Where did the antimatter go? Neutrinos shed promising new light

image: Detection of an electron neutrino (on the left) and an electron antineutrino (on the right) in the Super-Kamiokande. When an electron neutrino or antineutrino interacts with water, an electron or a positron is produced. They emit a faint ring of light (called Cherenkov light) that is detected by almost 13,000 photodetectors. The colour on the figures shows how photons are detected over time.

Image: 
© T2K Collaboration

We live in a world of matter - because matter overtook antimatter, though they were both created in equal amounts by the Big Bang when our universe began. As featured on the cover of Nature on 16 April 2020, neutrinos and the associated antimatter particles, antineutrinos, are reported to have a high likelihood of differing behaviour that offers a promising path to explaining the asymmetry between matter and antimatter. These observations may explain this mysterious antimatter disappearance. They come from the T2K experiment conducted in Japan and in which three French laboratories are involved, affiliated with the CNRS, École Polytechnique - Institut Polytechnique de Paris, Sorbonne Université and the CEA.

Physicists have long been convinced, from their experiments, that matter and antimatter were created in equal quantities at the beginning of the universe. When they interact, matter and antimatter particles destroy each other, which should have left the universe empty, containing only energy. But as we can see from looking around us, matter won out over antimatter. To explain this imbalance, physicists look for asymmetry in how matter and antimatter particles behave, asymmetry that they call violation of the Charge-Parity (CP) symmetry (1).

For decades, scientists have detected symmetry violations between quarks (components of atoms) and their antiparticles. However, this violation is not large enough to explain the disappearance of antimatter in the universe. Another path looks promising: asymmetry between the behaviour of neutrinos and antineutrinos could fill in a large part of the missing answer. This is what the T2K (2) experiment is researching. It is located in Japan; its French collaborators are the Leprince-Ringuet Laboratory (CNRS/École Polytechnique - Institut Polytechnique de Paris), the Laboratoire de Physique Nucléaire and des Hautes Energies (CNRS/Sorbonne Université) and the CEA's Institut de Recherche sur les Lois Fondamentales de l'Univers.
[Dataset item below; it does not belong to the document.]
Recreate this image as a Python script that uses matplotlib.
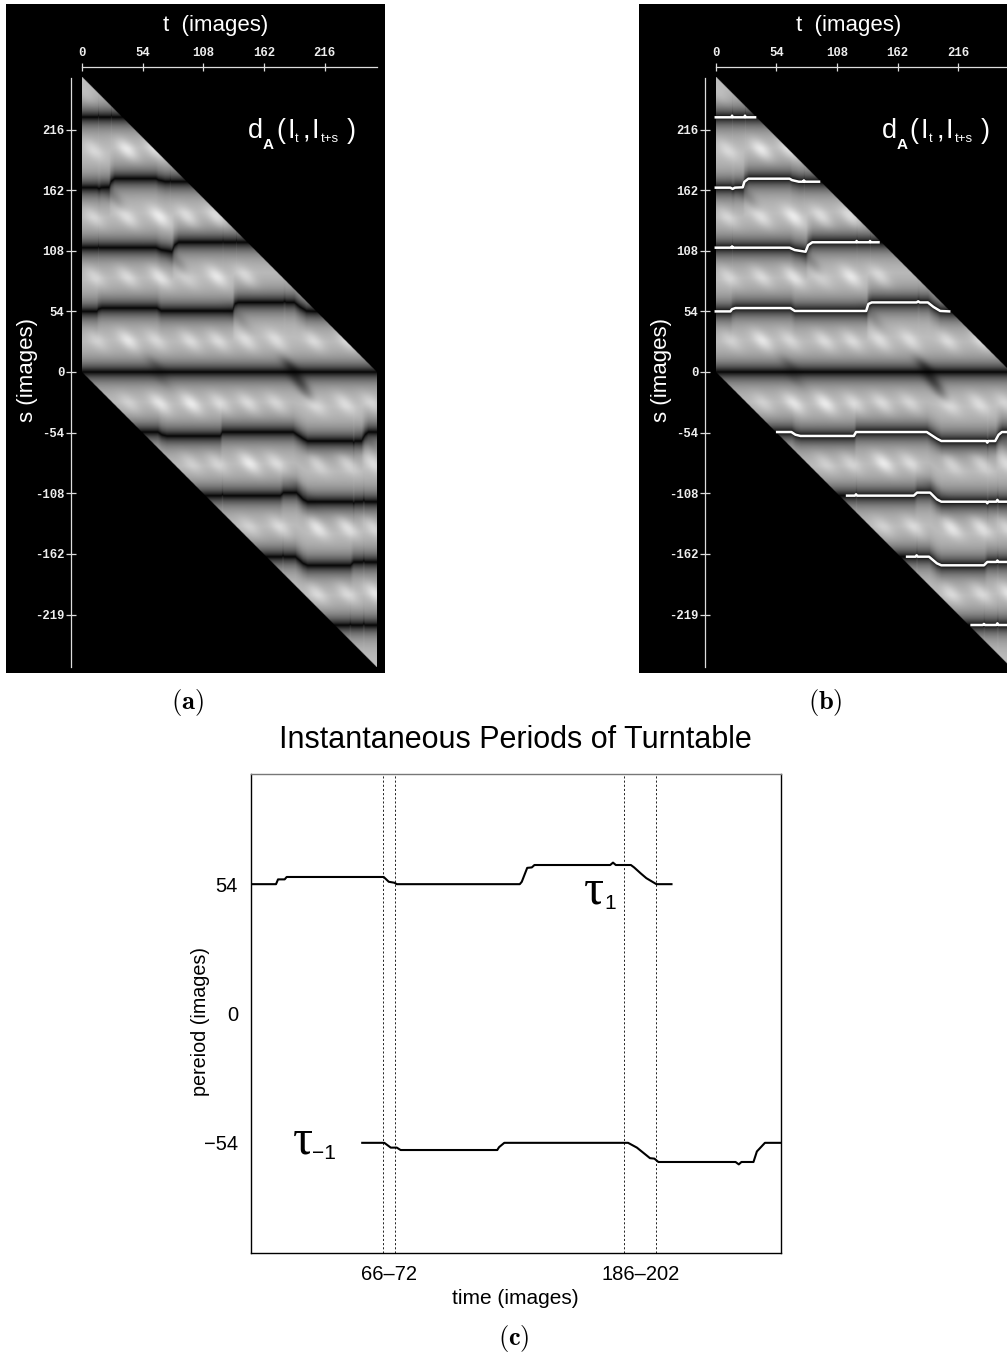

Neutrinos are extremely light elementary particles. They pass through materials, are very difficult to detect, and are even harder to study precisely. Three kinds of neutrinos - or flavours - exist: the electron, muon and tau neutrinos. The behaviour that could differ for neutrinos and antineutrinos is oscillation, the capacity of these particles to change flavour as they propagate (3). The T2K experiment uses alternating beams of muon neutrinos and muon antineutrinos, produced by a particle accelerator at the J-PARC research centre, on Japan's east coast. Towards its west coast, a small fraction of the neutrino (or antineutrino) beams sent by J-PARC are detected using the light pattern that they leave in the 50,000 tonnes of water in the Super-Kamiokande detector, set up 1,000 metres deep in a former mine. During their 295 km journey through rock (taking a fraction of a second at the speed of light), some of the muon neutrinos (or antineutrinos) oscillated and took on another flavour, becoming electron neutrinos.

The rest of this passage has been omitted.